Papua New Guinea is now the world's largest exporter of tropical timber.  All those timber exports must be generating a lot of economic benefits for the South Pacific nation, right?

Wrong.

It turns out that tax evasion is so endemic in PNG's timber industry that the country is losing more than $100 million annually, according to a recent independent report.

Corporate misdeeds

To make matters worse, the report asserts that the biggest culprit of all is Rimbunan Hijau, the Malaysian timber giant that has operated for many years in PNG.  The corporation often heralds its benefits to the nation's economy and welfare.

Rimbunan Hijau owns one of PNG's two national newspapers, The National, which invariably defends the corporation and its practices.

The timber report was prepared by the Oakland Institute, an independent California-based think-tank.

Rimbunan Hijau -- or "RH" as it is commonly known in Papua New Guinea -- has been the center of controversy before, having been accused previously of scores of environmental and social misdeeds.

The website Rimbunan Hijau Watch PNG attempts to document many of these accusations but is routinely under threat of lawsuit from the corporation.

Independent report

The Oakland Institute report, entitled "The Great Timber Heist", asserts that a financial sleight-of-hand known as "transfer pricing" is being widely used to defraud government coffers in PNG.

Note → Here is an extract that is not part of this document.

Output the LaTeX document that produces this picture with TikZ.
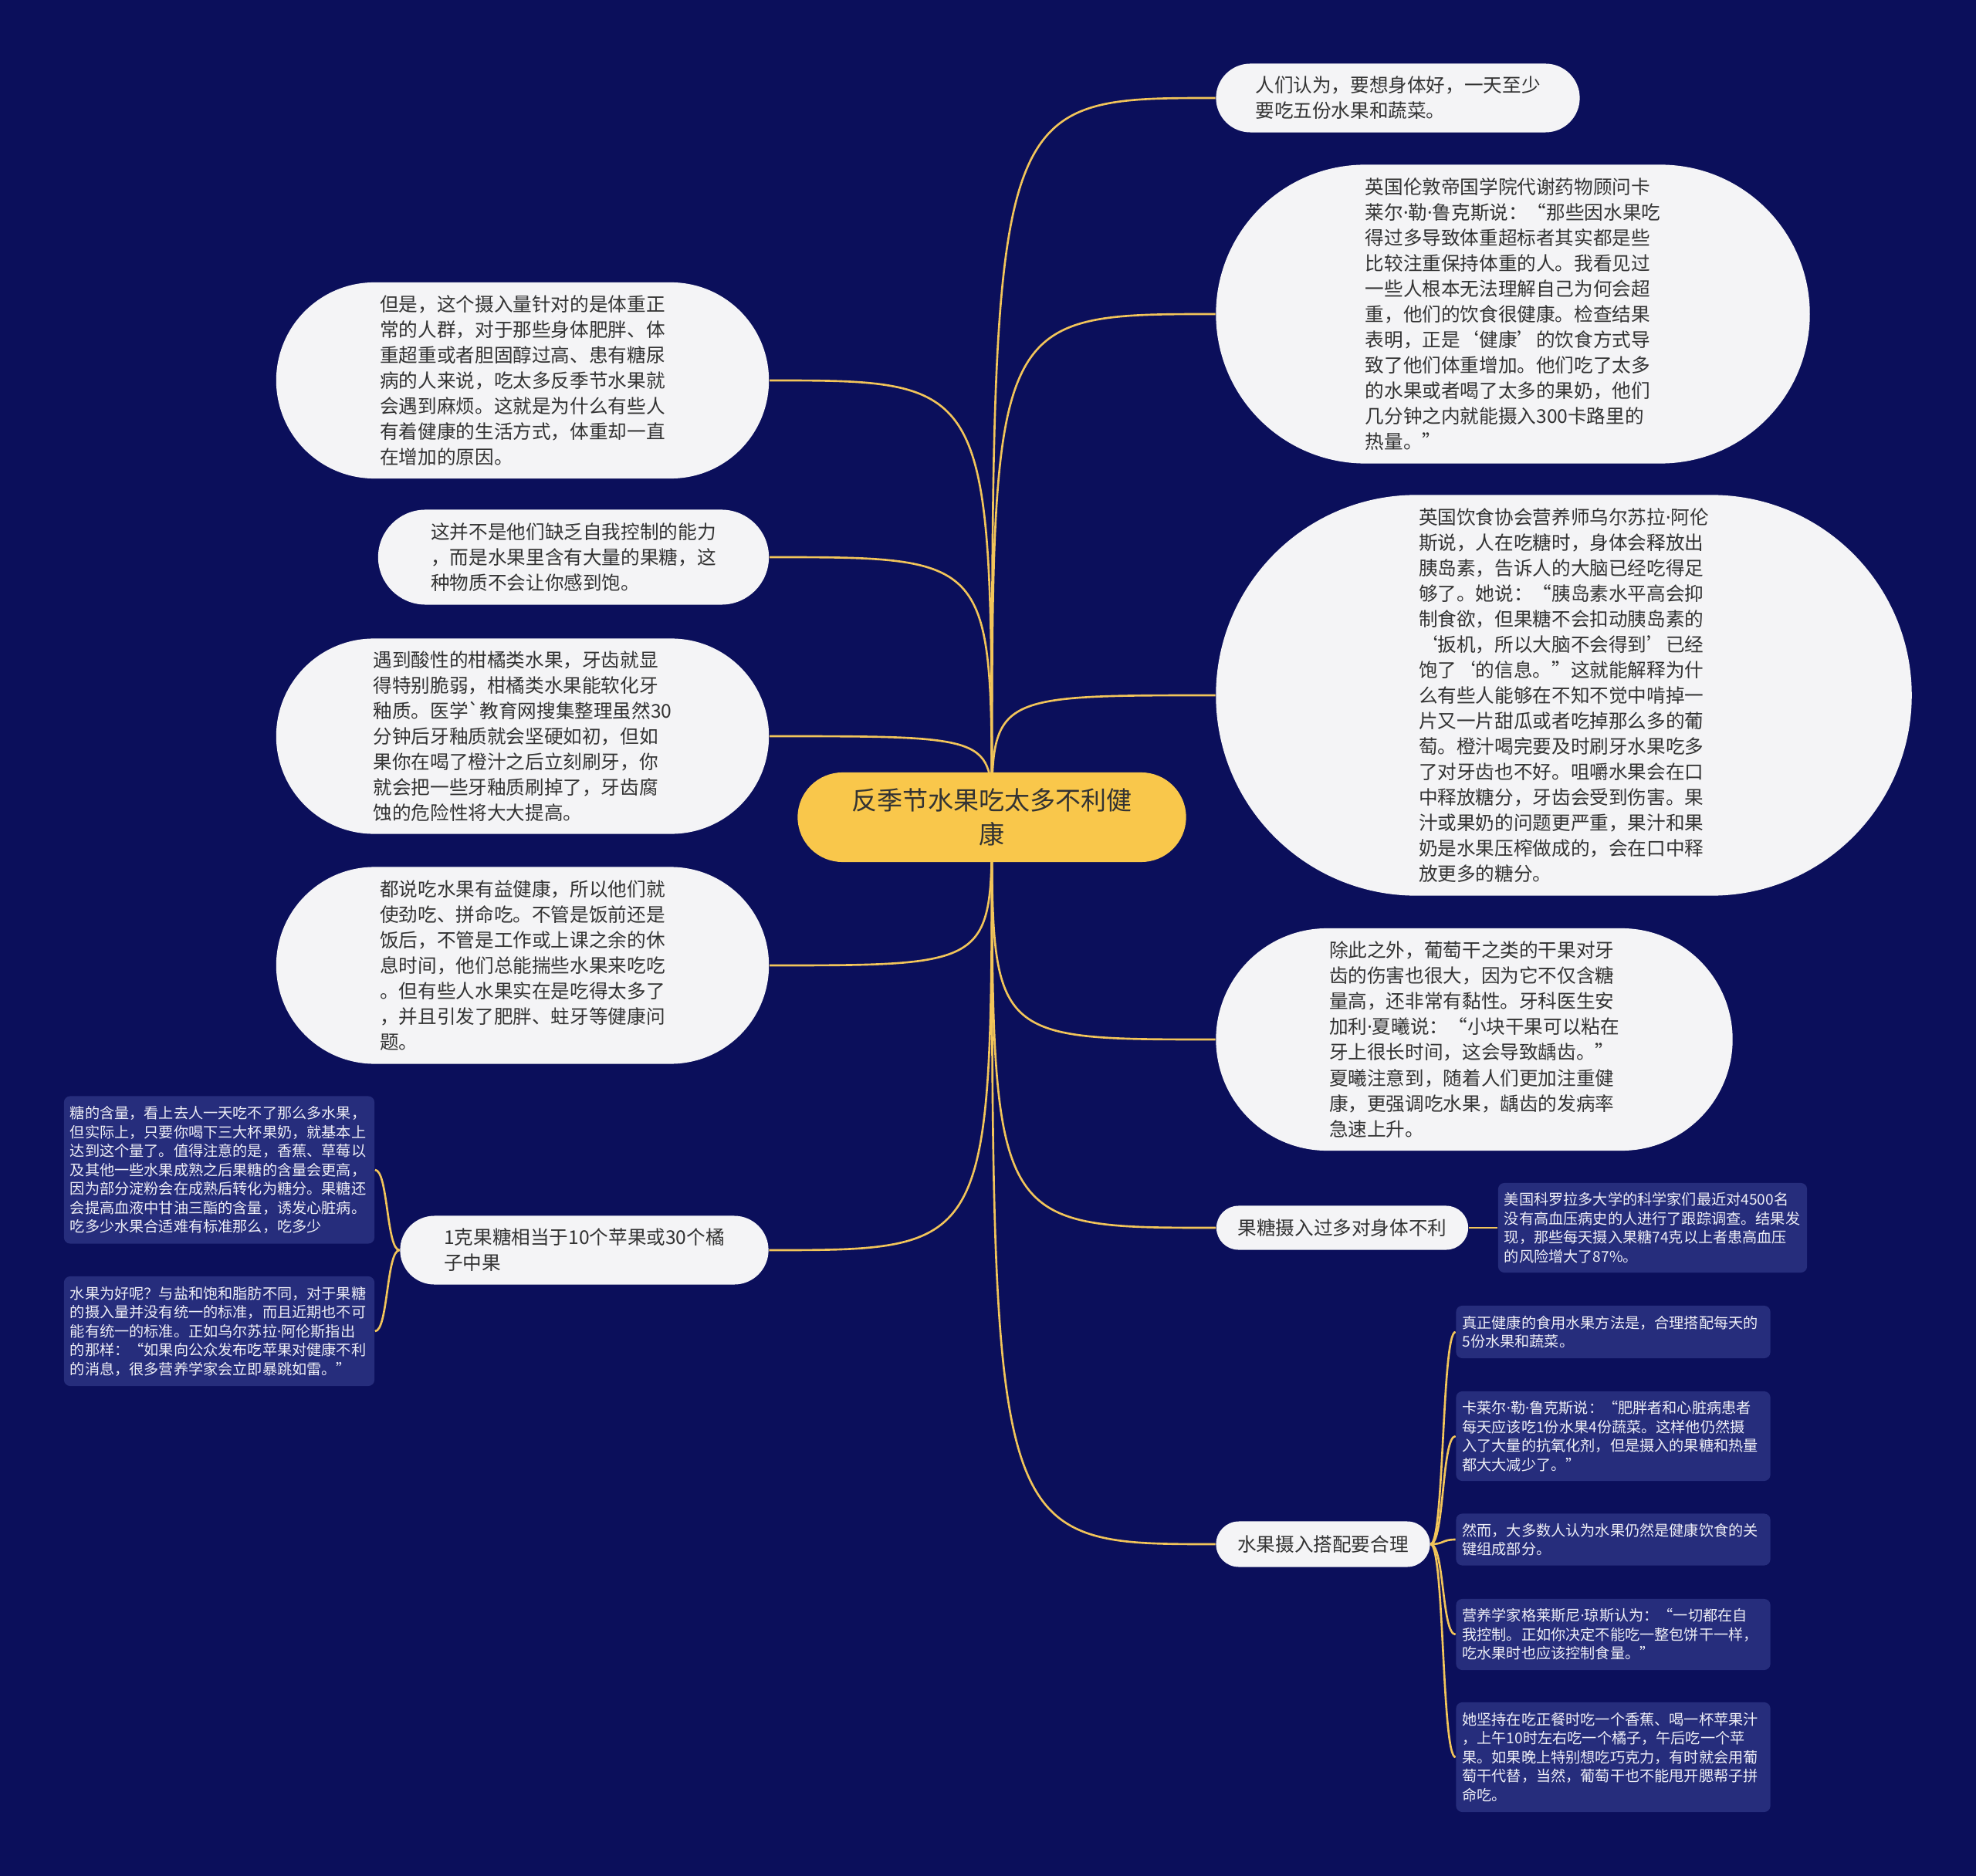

Transfer pricing is a well-known tool used for corporate tax avoidance.  It involves the under-pricing of exports to sister or subsidiary corporations, or charging inflated prices for services or consultants.

For instance, at a single logging site in PNG, the Oakland Institute found that a local subsidiary of Rimbunan Hijau listed 15 other RH companies in its accounts -- the kind of 'smoking gun' that often reveals tax avoidance via transfer-pricing.

China Syndrome

Most of PNG's timber is being exported to China, by far the world's biggest importer of tropical timber.  China's aggressive policies in pursuing timber are known to be a major driver of environmental degradation and forest loss in the tropics.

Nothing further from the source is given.